Recall: SQL assumes that if you divide an integer by an integer, you want to get an integer back.

This means that the following will erroneously result in 400.0:

    SELECT 45 / 10 * 100.0;
This is because 45 / 10 evaluates to an integer (4), and not a decimal number like we would expect.

So when you're dividing make sure at least one of your numbers has a decimal place:

    SELECT 45 * 100.0 / 10;
The above now gives the correct answer of 450.0 since the numerator (45 * 100.0) of the division is now a decimal!

# 4) Sorting, grouping and joins
This chapter provides a brief introduction to sorting and grouping your results, and briefly touches on the concept of joins.

## 4.1) ORDER BY
Congratulations on making it this far! You now know how to select and filter your results.

In this chapter you'll learn how to sort and group your results to gain further insight. Let's go!

In SQL, the ORDER BY keyword is used to sort results in ascending or descending order according to the values of one or more columns.

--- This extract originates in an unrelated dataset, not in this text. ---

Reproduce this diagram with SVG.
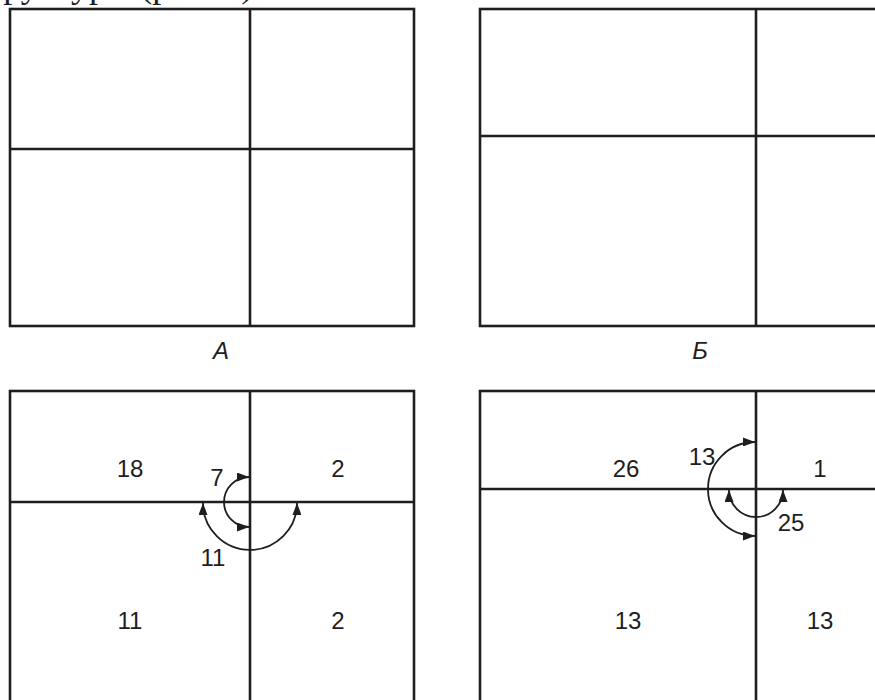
<svg xmlns="http://www.w3.org/2000/svg" width="875" height="700" viewBox="0 0 875 700">
<style>
.frame{fill:none;stroke:#1e1e1e;stroke-width:2.6}
.arc{fill:none;stroke:#1e1e1e;stroke-width:1.8}
.num{font-family:"Liberation Sans",Arial,sans-serif;font-size:24px;fill:#1e1e1e;text-anchor:middle}
.cap{font-family:"Liberation Sans",Arial,sans-serif;font-size:24px;font-style:italic;fill:#1e1e1e;text-anchor:middle}
.top{font-family:"Liberation Serif","Times New Roman",serif;font-size:36px;fill:#1e1e1e}
</style>
<defs>
<marker id="ah" viewBox="0 0 12 9" refX="12" refY="4.5" markerWidth="12" markerHeight="9" markerUnits="userSpaceOnUse" orient="auto-start-reverse">
<path d="M0,0 L12,4.5 L0,9 z" fill="#1e1e1e"/>
</marker>
</defs>
<text class="top" x="-29" y="-3">структуры (рис. 1)</text>
<g id="panelA">
<rect class="frame" x="10" y="9" width="404" height="317"/>
<line class="frame" x1="250" y1="9" x2="250" y2="326"/>
<line class="frame" x1="10" y1="149" x2="414" y2="149"/>
<text class="cap" x="221" y="359">А</text>
</g>
<g id="panelB">
<rect class="frame" x="480" y="9" width="420" height="317"/>
<line class="frame" x1="756" y1="9" x2="756" y2="326"/>
<line class="frame" x1="480" y1="136" x2="900" y2="136"/>
<text class="cap" x="700" y="359">Б</text>
</g>
<g id="panelC">
<rect class="frame" x="10" y="391" width="404" height="330"/>
<line class="frame" x1="250" y1="391" x2="250" y2="721"/>
<line class="frame" x1="10" y1="502" x2="414" y2="502"/>
<text class="num" x="130" y="477">18</text>
<text class="num" x="338" y="477">2</text>
<text class="num" x="130" y="629">11</text>
<text class="num" x="338" y="629">2</text>
<text class="num" x="217" y="486">7</text>
<text class="num" x="213" y="566">11</text>
</g>
<g id="panelD">
<rect class="frame" x="480" y="391" width="420" height="330"/>
<line class="frame" x1="756" y1="391" x2="756" y2="721"/>
<line class="frame" x1="480" y1="489" x2="900" y2="489"/>
<text class="num" x="626" y="477">26</text>
<text class="num" x="820" y="477">1</text>
<text class="num" x="628" y="629">13</text>
<text class="num" x="820" y="629">13</text>
<text class="num" x="702" y="465">13</text>
<text class="num" x="791" y="531">25</text>
</g>
<g id="connectors">
<path class="arc" d="M249,477 A25,25 0 0 0 249,527" marker-start="url(#ah)" marker-end="url(#ah)"/>
<path class="arc" d="M203,503 A47,47 0 0 0 297,503" marker-start="url(#ah)" marker-end="url(#ah)"/>
<path class="arc" d="M755,442 A47,47 0 0 0 755,536" marker-start="url(#ah)" marker-end="url(#ah)"/>
<path class="arc" d="M729,490 A27,27 0 0 0 783,490" marker-start="url(#ah)" marker-end="url(#ah)"/>
</g>
</svg>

By default ORDER BY will sort in ascending order. If you want to sort the results in descending order, you can use the DESC keyword. For example,

    SELECT title
    FROM films
    ORDER BY release_year DESC;
    
gives you the titles of films sorted by release year, from newest to oldest.

## 4.2) HAVING a great time
In SQL, aggregate functions can't be used in WHERE clauses. For example, the following query is invalid:

    SELECT release_year
    FROM films
    GROUP BY release_year
    WHERE COUNT(title) > 10;
This means that if you want to filter based on the result of an aggregate function, you need another way! That's where the HAVING clause comes in. For example,

    SELECT release_year
    FROM films
    GROUP BY release_year
    HAVING COUNT(title) > 10;
shows only those years in which more than 10 films were released.